Repetition is key, don't get so bogged down in the first pass of material that is takes you hours and hours. With subsequent passes things will start to fall into place. Spacing out those repetitions appropriately makes it work even better.

Edit- and don't fall behind. Don't freak out, people rarely fall behind because the material is truly too much for them to handle, they fall behind because they are freaking LAZY. "OMG its Thursday and I still have to watch one of Monday's lectures and all the ones after!" Well what the f@ck were you doing during your 16 waking hours on Monday when you had 4 total hours of lecture material to cover (2 hr if you 2x!). And then again on Tuesday (16 more hours), and Wednesday, and so on and so forth. Stay on top of things, use repetition, and you will be fine.

I believe this is referred to as spiraling, in the education community.
 
I can see how it seems funny, but I speak from experience here. During my M2 year, I had classmates who seemed to have it all together, and people would frequently ask those students for advice (which was given). A couple of those students, I found out later, failed exams and had to remediate the block - or even repeat an entire year. They were giving out study advice, meanwhile their study habits clearly weren't working.

It's just like reading journal articles - as physicians we always need to be skeptical about the source of our "facts."

Are you suggesting that people who fail do not have a clue on how to succeed? Med school isn't intellectually draining... you sit there and rote memorize fact after fact, rinse, and repeat. People who fail aren't stumped by issues understanding the material, but rather do not have the motivation (or sometimes ability to do the work when something bad happens in their life). I'd argue that most med students have an idea of what they need to do but some simply can't quite get there. That does not make their advice invalid. I learned plenty from M2s who were top of their class and those who were not... it is good to get perspective from all angles.
 
Coursera has a class on this called learning how to learn by Barbara Oakeley (sp?). It's specifically aimed at learning science. She also has a book on it.
 
I was a crammer in undergrad, because I knew I could get away with it.
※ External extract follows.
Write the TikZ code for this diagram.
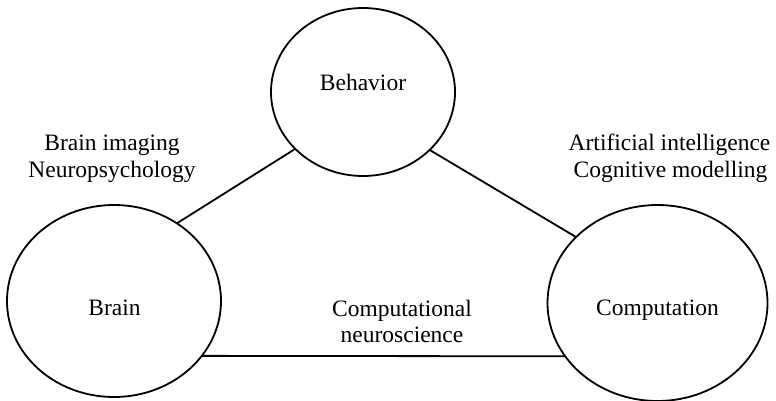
\documentclass[tikz,border=0pt]{standalone}
\usepackage{fontspec}
\setmainfont{Liberation Serif}
\usetikzlibrary{shapes.geometric}
\begin{document}
\begin{tikzpicture}[x=1pt,y=-1pt,
  field/.style={draw=black, line width=1.8pt, ellipse, inner sep=0pt, outer sep=0pt},
  link/.style={draw=black, line width=1.8pt},
  lbl/.style={inner sep=0pt, outer sep=0pt, anchor=base,
    font=\fontsize{23.5}{26.7}\selectfont}]
  \useasboundingbox (0,0) rectangle (776,401);

  % the three fields
  \node[field, minimum width=184pt, minimum height=168pt] (beh) at (363,92) {};
  \node[field, minimum width=214pt, minimum height=192pt] (brain) at (114,301) {};
  \node[field, minimum width=220pt, minimum height=196pt] (comp) at (657.5,303) {};

  % field names
  \node[lbl] (behT) at (363,91) {Behavior};
  \node[lbl] (brainT) at (114.5,315) {Brain};
  \node[lbl] (compT) at (657.5,315.5) {Computation};

  % links between the fields
  \draw[link] (beh.220.6) -- (brain.51);
  \draw[link] (beh.319.8) -- (comp.141.4);
  \draw[link] (brain.-32.8) -- (comp.210.4);

  % disciplines along each link
  \node[lbl] (bi1) at (112,150.7) {Brain imaging};
  \node[lbl] (bi2) at (112,177.3) {Neuropsychology};
  \node[lbl] (ai1) at (669.5,150.5) {Artificial intelligence};
  \node[lbl] (ai2) at (670.5,177) {Cognitive modelling};
  \node[lbl] (cn1) at (402,316) {Computational};
  \node[lbl] (cn2) at (402,342.7) {neuroscience};
\end{tikzpicture}
\end{document}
There's this feeling of impending doom about 2 weeks or so before a test that makes me study in medical school.
 
I was a crammer in undergrad, because I knew I could get away with it.

There's this feeling of impending doom about 2 weeks or so before a test that makes me study in medical school.
With a test every 2 weeks, its a constant feeling of doom. 🙂
 
With a test every 2 weeks, its a constant feeling of doom. 🙂

A test every two weeks would be awful; for our neuro block, our tests were 8 weeks apart.

We start 2nd year off with micro block that includes weekly tests for 8 weeks. That's going to suck.
 
"Med school isn't intellectually draining... you sit there and rote memorize fact after fact, rinse, and repeat."

Yikes. Anyone with this attitude will score average on Step 1. Rote memorization is not going to cut it, on boards or as a physician. You need to understand complicated concepts (which is intellectually draining). You need to be able to apply that information to new situations, which is exactly what Step 1 is testing.

Honestly, I wish you the best of luck with school and I hope you aren't getting burned out, because it sounds like you may be getting a little cynical already (I went through that too!). If the M2s you are talking to are giving you good advice and it works out for you in the long run, more power to you! Congrats on making it through your first year, PM me with how things turn out or if I can be of help with any advice along the way!
 
"Med school isn't intellectually draining... you sit there and rote memorize fact after fact, rinse, and repeat."

Yikes.
I don't know, it isn't intellectually draining. It's intellectually stimulating. It may be morale-y or motivationally draining, however, to be fairly routine.